**Short problem**. Your task is to reproduce, verbatim and without pictures, the lines from the opening of the listing through the line containing "const xTicks = [400, 600, 800, 1000];".
>> begin Data shown
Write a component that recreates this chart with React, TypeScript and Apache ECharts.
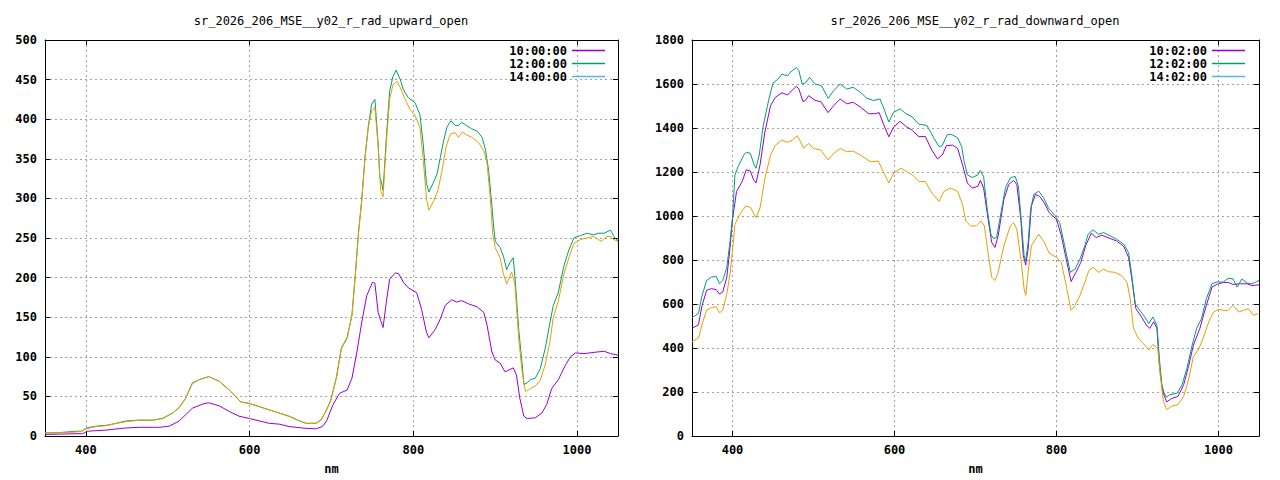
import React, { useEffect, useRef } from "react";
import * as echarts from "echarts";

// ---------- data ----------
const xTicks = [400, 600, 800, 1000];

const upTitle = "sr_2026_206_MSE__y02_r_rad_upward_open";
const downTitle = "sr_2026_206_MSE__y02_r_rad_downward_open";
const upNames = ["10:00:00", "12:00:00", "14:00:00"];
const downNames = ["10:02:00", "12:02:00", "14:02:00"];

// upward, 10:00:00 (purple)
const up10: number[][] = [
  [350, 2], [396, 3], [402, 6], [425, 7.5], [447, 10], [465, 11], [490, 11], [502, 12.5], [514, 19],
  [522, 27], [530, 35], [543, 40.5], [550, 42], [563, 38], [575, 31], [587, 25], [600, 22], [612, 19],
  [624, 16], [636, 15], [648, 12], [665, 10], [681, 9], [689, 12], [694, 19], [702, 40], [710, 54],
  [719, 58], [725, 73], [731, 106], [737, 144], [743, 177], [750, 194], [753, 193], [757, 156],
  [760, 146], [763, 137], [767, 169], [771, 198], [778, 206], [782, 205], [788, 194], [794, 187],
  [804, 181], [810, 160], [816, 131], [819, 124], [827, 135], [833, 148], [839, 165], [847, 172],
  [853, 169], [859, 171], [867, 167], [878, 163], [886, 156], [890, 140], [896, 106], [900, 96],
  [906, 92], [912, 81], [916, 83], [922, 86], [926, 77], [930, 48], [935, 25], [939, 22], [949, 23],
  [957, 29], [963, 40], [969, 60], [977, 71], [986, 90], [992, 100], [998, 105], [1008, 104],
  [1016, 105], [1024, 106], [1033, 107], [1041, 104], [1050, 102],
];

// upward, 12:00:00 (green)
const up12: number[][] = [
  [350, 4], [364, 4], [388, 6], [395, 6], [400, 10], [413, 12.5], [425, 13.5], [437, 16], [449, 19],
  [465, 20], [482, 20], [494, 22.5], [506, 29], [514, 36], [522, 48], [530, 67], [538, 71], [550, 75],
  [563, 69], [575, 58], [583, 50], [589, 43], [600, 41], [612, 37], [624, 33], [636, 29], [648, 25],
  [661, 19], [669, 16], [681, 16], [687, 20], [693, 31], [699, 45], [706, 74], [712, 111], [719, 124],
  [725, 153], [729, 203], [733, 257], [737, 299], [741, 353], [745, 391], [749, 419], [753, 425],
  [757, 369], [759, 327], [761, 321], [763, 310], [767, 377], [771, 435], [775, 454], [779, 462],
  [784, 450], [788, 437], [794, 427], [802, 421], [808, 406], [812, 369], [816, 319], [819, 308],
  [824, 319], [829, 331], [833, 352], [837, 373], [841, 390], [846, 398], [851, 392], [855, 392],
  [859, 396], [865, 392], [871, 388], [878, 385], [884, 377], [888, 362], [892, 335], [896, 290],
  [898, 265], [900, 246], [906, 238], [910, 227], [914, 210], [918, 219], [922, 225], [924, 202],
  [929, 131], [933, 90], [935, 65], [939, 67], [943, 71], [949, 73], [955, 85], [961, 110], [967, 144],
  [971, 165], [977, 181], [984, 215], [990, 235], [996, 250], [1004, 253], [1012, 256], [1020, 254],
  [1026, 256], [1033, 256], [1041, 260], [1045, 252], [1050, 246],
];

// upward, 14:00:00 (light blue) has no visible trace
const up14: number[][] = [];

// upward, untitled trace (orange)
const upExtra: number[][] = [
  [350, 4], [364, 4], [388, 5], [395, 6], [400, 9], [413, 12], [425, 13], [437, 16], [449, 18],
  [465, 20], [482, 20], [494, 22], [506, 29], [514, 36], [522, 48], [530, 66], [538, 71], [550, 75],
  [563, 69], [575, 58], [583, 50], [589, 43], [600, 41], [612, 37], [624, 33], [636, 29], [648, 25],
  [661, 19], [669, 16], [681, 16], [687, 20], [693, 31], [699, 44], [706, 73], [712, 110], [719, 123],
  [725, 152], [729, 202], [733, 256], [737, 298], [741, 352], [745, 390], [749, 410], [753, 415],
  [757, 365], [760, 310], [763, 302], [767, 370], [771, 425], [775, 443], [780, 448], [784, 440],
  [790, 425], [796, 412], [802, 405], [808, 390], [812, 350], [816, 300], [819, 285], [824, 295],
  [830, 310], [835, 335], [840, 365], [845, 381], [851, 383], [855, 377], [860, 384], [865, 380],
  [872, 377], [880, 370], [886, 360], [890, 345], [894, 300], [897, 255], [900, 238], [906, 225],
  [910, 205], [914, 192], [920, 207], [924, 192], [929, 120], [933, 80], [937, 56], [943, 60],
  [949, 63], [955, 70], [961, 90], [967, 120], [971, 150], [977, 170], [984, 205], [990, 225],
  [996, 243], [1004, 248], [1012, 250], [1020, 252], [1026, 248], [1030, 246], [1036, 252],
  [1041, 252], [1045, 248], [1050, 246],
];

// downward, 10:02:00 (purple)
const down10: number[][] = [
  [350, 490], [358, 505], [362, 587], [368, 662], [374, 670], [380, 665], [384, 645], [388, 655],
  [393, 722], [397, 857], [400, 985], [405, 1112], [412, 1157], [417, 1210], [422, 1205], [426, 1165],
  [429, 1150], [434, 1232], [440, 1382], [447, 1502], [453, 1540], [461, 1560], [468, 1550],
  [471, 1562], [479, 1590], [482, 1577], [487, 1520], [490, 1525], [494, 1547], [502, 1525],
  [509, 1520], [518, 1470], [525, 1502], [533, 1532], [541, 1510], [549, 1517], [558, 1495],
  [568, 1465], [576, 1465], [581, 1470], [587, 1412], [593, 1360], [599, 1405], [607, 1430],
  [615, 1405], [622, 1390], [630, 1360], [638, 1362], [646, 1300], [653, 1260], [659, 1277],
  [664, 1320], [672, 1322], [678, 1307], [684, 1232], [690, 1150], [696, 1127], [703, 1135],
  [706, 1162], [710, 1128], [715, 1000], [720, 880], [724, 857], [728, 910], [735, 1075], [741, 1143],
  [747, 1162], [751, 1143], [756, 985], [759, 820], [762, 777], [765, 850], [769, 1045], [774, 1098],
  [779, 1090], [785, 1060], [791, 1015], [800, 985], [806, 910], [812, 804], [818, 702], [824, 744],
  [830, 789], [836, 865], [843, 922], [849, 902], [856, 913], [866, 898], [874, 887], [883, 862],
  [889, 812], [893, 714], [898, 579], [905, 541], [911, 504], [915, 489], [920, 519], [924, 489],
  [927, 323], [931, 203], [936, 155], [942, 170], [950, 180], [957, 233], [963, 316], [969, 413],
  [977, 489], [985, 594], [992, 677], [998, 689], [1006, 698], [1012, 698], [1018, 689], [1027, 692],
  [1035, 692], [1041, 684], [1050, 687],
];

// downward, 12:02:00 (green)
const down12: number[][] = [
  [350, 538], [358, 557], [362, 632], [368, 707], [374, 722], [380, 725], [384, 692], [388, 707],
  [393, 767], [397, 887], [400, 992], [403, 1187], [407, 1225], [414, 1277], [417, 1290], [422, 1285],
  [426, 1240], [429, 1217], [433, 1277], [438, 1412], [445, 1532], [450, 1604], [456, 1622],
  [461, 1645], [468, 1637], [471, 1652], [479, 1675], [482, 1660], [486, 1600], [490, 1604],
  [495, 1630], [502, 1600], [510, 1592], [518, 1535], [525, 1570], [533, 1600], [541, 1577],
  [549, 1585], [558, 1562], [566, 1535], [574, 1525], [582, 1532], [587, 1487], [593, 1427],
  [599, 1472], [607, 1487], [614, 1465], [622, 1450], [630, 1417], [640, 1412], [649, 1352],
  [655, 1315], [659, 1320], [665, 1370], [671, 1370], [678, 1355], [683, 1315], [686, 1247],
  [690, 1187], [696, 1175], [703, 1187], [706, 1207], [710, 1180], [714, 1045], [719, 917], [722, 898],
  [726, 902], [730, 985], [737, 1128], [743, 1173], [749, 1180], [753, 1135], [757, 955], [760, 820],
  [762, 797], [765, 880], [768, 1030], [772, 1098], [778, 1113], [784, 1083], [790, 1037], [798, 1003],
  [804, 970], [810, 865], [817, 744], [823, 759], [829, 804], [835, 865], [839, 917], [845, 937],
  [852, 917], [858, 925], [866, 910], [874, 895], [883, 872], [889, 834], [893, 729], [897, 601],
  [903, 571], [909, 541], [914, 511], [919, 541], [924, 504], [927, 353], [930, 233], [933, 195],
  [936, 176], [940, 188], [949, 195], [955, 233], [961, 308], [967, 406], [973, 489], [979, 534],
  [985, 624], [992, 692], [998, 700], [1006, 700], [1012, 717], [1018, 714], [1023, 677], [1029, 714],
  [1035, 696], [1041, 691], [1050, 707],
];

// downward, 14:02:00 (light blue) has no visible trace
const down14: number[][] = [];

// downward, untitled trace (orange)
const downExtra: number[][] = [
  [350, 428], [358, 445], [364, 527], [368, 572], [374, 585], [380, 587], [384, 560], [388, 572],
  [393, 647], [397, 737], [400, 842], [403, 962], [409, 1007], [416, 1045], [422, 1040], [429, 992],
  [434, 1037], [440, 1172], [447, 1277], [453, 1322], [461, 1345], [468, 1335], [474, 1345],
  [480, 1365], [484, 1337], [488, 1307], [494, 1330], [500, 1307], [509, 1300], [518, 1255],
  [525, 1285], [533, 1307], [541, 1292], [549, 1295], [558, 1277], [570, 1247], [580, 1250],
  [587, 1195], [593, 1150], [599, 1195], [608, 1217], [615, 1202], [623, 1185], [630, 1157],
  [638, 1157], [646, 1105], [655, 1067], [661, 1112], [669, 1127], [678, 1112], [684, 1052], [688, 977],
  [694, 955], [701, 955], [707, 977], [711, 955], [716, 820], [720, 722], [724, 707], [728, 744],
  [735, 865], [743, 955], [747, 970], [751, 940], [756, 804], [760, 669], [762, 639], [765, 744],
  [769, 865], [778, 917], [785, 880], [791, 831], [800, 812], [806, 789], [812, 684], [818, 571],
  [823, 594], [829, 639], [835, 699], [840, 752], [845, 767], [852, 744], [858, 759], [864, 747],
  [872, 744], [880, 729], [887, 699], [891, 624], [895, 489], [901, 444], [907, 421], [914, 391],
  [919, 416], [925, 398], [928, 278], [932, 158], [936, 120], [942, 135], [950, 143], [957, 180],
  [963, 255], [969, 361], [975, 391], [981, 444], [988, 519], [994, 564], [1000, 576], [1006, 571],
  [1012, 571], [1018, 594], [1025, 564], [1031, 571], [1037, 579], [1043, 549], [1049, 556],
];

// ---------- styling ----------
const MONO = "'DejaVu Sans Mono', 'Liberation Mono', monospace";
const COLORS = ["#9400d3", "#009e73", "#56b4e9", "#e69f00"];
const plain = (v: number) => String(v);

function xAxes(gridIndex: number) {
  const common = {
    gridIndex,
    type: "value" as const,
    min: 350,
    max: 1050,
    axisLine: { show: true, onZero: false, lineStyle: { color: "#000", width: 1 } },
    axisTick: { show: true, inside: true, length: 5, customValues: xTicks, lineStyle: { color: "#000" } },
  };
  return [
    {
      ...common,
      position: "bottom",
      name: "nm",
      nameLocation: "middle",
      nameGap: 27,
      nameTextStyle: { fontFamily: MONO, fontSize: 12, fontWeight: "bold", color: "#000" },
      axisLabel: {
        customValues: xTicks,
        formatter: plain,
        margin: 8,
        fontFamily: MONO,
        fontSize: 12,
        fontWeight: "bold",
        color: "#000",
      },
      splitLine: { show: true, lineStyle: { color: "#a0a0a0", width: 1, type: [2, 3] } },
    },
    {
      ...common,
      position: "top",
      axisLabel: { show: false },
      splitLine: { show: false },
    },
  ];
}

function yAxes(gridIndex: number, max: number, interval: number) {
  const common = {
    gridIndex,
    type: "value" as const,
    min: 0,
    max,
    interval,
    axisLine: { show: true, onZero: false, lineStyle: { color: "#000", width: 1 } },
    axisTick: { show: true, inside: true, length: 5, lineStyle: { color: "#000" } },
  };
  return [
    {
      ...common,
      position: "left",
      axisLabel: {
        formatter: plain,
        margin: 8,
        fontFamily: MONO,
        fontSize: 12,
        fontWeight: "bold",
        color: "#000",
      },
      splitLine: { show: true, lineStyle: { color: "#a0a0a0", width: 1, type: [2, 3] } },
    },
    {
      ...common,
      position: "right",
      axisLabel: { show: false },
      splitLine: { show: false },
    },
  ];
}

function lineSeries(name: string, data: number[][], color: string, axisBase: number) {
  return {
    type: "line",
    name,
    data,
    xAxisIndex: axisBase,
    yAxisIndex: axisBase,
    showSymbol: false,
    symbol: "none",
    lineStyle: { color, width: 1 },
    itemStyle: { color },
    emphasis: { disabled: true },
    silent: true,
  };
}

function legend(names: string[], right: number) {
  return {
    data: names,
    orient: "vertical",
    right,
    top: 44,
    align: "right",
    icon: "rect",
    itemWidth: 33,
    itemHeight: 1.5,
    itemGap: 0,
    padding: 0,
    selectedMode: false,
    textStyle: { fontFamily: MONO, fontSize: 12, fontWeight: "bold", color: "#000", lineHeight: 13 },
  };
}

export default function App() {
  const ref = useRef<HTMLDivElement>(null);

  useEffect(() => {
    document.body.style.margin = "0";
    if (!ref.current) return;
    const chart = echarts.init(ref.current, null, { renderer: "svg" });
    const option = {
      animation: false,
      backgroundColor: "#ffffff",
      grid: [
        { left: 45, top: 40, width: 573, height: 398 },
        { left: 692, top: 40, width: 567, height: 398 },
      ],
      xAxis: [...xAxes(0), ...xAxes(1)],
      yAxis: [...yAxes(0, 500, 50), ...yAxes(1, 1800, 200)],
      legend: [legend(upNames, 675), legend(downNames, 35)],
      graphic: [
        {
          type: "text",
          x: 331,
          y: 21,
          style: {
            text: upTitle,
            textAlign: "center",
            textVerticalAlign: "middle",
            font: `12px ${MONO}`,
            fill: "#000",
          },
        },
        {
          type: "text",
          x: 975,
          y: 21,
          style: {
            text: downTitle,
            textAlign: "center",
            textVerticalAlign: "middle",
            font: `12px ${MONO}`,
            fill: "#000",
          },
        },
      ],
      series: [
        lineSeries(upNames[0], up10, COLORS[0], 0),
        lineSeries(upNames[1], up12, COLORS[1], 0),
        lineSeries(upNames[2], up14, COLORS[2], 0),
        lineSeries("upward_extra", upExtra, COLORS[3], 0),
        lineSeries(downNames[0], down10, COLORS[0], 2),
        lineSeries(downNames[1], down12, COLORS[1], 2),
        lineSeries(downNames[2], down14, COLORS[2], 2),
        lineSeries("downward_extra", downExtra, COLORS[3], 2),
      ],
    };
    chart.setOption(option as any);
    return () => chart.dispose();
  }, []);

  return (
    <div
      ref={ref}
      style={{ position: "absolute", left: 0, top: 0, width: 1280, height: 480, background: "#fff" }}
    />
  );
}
>> end Data shown
**Response to the task**.
Write a component that recreates this chart with React, TypeScript and Apache ECharts.
import React, { useEffect, useRef } from "react";
import * as echarts from "echarts";

// ---------- data ----------
const xTicks = [400, 600, 800, 1000];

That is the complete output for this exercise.